When Conservative MPs brand plant-based eating as ‘extremist ideology’ and TV hosts mock vegan products as threats to British values, the question isn’t whether veganism belongs in culture wars , it’s who profits from making your dinner plate a political battlefield

In the polarised landscape of modern Britain, few issues generate as much heat as veganism. What began as a personal ethical choice has been systematically transformed into a weapon of cultural warfare, with politicians and media figures deliberately stoking division for political gain.
In January 2019, a vegan sausage roll became the most profitable controversy in British media. According to a Nature academic paper on vegan culture wars, “the release of the vegan sausage roll boosted Greggs’ sales by 58% in the first half of 2019″. Media figures like Julia Hartley-Brewer have systematically targeted veganism, casually lumping together “vegan cafe owners” with “climate doom mongers” and gleefully mocking climate protesters spotted “queuing for lunch at McDonald’s.”
Behind Britain’s vegan culture wars lies a carefully orchestrated system where controversy converts directly into cash, and your dinner plate becomes a political ATM.
How Culture Wars Generate Revenue
Bobby Duffy, Director of the Policy Institute at King’s College London, explains the systematic nature. “It tends to be more progressive values or behaviors that are pulled into culture wars. So, you know, it is about recognition of different sexualities and gender identities and you know, different views of history so you can see how veganism as a more emergent trend where older generations would have been much less exposed to it as an idea, would find it less core to their culture.”
“We’ve almost got an information environment now where politics, media and social media feed off and reinforce each other, where it can either start from politicians and be amplified, or politicians can see it on social media and media and then jump on that bandwagon and then reinforce it so I don’t. I think you got to view them as a system really, rather than separate effects,” he says.
These findings align with official UK government data. According to the Office for National Statistics’ November 2024 Public Opinions and Social Trends survey, 77% of Britons believe media exaggerates divisions, while 62% say politicians exaggerate culture wars as a political tactic. The data reveals the human cost of this manufactured conflict: 45% of vegans report feeling discriminated against at work, while 47.8% of meat-eaters acknowledge feeling hypocritical about their choices, and 40.3% feel guilty about eating meat.
According to research from King’s College London, the public is increasingly recognising this manipulation. “Six in 10 (62%) people now agree politicians invent or exaggerate culture wars as a political tactic, up from around four in 10 (44%) in 2020.”
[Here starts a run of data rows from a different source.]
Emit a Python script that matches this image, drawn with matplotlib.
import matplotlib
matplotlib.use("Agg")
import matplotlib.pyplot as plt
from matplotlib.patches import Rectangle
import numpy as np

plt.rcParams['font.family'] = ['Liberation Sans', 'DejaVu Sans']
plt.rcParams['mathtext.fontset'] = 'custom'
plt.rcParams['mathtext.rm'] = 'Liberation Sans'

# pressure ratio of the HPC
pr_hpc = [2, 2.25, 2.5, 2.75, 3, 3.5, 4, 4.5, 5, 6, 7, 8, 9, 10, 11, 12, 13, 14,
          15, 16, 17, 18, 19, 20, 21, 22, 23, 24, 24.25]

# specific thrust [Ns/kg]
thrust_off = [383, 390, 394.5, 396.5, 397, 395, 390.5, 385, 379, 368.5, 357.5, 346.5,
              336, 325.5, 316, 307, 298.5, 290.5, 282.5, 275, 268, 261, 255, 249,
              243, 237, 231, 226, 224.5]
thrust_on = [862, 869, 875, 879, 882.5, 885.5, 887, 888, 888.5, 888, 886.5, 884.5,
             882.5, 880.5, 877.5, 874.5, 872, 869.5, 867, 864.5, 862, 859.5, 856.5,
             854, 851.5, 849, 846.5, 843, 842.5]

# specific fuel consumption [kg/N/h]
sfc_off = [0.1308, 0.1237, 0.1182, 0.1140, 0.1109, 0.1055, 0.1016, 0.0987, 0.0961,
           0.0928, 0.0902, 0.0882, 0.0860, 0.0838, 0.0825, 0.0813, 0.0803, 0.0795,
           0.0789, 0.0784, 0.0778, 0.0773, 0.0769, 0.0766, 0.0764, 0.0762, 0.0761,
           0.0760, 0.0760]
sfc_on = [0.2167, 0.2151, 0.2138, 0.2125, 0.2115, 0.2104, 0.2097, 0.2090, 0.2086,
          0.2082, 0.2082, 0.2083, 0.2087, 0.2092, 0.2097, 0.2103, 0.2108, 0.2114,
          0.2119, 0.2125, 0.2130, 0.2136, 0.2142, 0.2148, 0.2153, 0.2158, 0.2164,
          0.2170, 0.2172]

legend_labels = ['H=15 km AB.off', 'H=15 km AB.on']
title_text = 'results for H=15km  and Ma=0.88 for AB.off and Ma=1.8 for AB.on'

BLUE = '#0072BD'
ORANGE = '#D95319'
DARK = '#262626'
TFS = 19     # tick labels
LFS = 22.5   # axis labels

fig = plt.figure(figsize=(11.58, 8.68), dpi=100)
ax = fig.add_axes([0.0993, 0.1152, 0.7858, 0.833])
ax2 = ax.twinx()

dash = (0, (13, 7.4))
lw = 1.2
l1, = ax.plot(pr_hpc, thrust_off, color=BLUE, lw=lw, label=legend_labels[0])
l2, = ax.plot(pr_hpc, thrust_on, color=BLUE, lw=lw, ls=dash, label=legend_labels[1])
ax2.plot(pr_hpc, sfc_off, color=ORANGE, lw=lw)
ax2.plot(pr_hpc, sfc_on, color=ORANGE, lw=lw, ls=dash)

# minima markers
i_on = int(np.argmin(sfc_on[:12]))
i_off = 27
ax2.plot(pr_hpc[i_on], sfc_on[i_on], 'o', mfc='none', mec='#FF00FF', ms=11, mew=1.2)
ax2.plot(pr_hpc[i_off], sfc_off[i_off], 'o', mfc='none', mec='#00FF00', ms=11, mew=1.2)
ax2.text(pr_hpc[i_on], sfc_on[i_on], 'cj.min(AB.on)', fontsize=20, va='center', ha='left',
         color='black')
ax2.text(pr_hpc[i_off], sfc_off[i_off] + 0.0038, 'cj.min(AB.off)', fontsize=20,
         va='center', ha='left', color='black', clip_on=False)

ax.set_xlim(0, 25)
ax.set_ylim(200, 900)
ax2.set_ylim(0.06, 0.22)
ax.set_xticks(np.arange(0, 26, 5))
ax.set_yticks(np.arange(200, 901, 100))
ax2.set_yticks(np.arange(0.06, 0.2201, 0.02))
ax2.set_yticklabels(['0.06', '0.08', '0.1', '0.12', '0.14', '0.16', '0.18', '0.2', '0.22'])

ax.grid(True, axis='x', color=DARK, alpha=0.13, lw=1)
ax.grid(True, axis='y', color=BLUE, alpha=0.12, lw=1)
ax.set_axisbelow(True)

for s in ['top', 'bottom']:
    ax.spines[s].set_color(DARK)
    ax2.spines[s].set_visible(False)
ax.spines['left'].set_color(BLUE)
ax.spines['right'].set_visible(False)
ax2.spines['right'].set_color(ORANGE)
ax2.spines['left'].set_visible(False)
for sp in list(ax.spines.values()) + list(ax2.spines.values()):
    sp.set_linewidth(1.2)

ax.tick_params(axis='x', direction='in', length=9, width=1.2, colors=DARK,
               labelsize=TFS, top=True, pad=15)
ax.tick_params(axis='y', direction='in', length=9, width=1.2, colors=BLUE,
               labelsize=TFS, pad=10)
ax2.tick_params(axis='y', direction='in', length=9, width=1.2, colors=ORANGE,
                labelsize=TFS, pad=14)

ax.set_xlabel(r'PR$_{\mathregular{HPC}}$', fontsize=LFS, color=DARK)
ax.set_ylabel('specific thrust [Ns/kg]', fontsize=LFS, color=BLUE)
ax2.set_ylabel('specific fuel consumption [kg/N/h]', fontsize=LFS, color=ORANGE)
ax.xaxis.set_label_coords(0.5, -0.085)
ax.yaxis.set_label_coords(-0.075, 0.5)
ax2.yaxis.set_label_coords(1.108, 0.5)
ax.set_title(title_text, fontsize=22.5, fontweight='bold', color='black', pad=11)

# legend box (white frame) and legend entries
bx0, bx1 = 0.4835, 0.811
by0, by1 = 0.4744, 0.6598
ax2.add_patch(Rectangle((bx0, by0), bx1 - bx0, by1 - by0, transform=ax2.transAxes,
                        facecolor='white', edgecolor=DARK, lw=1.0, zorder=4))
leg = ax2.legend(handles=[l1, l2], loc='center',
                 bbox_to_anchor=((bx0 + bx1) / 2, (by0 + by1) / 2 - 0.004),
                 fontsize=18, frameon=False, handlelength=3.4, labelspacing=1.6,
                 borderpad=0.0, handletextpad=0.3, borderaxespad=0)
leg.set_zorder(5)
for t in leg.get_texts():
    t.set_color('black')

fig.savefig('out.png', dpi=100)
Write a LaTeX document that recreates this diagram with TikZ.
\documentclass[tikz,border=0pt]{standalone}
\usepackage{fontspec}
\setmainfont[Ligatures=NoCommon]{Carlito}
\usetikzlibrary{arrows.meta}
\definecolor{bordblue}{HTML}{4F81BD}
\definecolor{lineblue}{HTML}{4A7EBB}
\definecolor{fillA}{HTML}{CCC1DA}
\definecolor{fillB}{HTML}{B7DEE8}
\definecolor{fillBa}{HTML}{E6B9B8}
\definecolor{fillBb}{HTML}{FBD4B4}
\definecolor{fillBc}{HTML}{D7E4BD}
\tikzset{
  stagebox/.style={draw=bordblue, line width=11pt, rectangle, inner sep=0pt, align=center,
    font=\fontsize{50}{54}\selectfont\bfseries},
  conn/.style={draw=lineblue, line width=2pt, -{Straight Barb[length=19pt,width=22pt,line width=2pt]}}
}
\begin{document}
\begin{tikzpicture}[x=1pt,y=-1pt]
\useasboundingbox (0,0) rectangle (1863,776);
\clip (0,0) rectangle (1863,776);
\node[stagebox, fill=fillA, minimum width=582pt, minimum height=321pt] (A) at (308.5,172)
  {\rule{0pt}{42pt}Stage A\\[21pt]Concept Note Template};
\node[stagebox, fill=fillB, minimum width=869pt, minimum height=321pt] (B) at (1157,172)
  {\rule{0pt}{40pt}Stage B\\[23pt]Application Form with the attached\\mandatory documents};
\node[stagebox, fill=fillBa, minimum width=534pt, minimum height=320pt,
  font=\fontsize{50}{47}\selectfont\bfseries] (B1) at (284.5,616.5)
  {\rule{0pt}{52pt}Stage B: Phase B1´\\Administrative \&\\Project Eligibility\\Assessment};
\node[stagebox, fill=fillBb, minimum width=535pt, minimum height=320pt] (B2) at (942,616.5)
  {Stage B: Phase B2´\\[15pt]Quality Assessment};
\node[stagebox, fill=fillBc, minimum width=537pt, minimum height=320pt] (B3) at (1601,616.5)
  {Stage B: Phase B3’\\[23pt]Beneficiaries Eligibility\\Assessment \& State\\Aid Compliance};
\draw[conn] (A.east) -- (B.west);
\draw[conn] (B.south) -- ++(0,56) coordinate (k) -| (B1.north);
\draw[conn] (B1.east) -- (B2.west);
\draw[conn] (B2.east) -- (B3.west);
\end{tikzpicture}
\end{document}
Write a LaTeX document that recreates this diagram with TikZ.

The Political Revenue Machine. Converting Dietary Choices Into Electoral Gold
The most recent example came in April 2025 when Conservative Shadow Business Secretary Andrew Griffith appeared on BBC’s Sunday show. According to multiple news reports, Griffith stated. “I think the Liberal Democrats are quite extremist. Whenever they get into council, they want four-day weeks and veganism.”
Damian Watson, Senior Media & PR Officer from the Vegan Society, said, “He went straight on the attack and talked about the Liberal Democrats as being extremists who want a four day working week. Sounds good to me. And veganism. I was watching this and I thought “hang on, he’s just called me an extremist.”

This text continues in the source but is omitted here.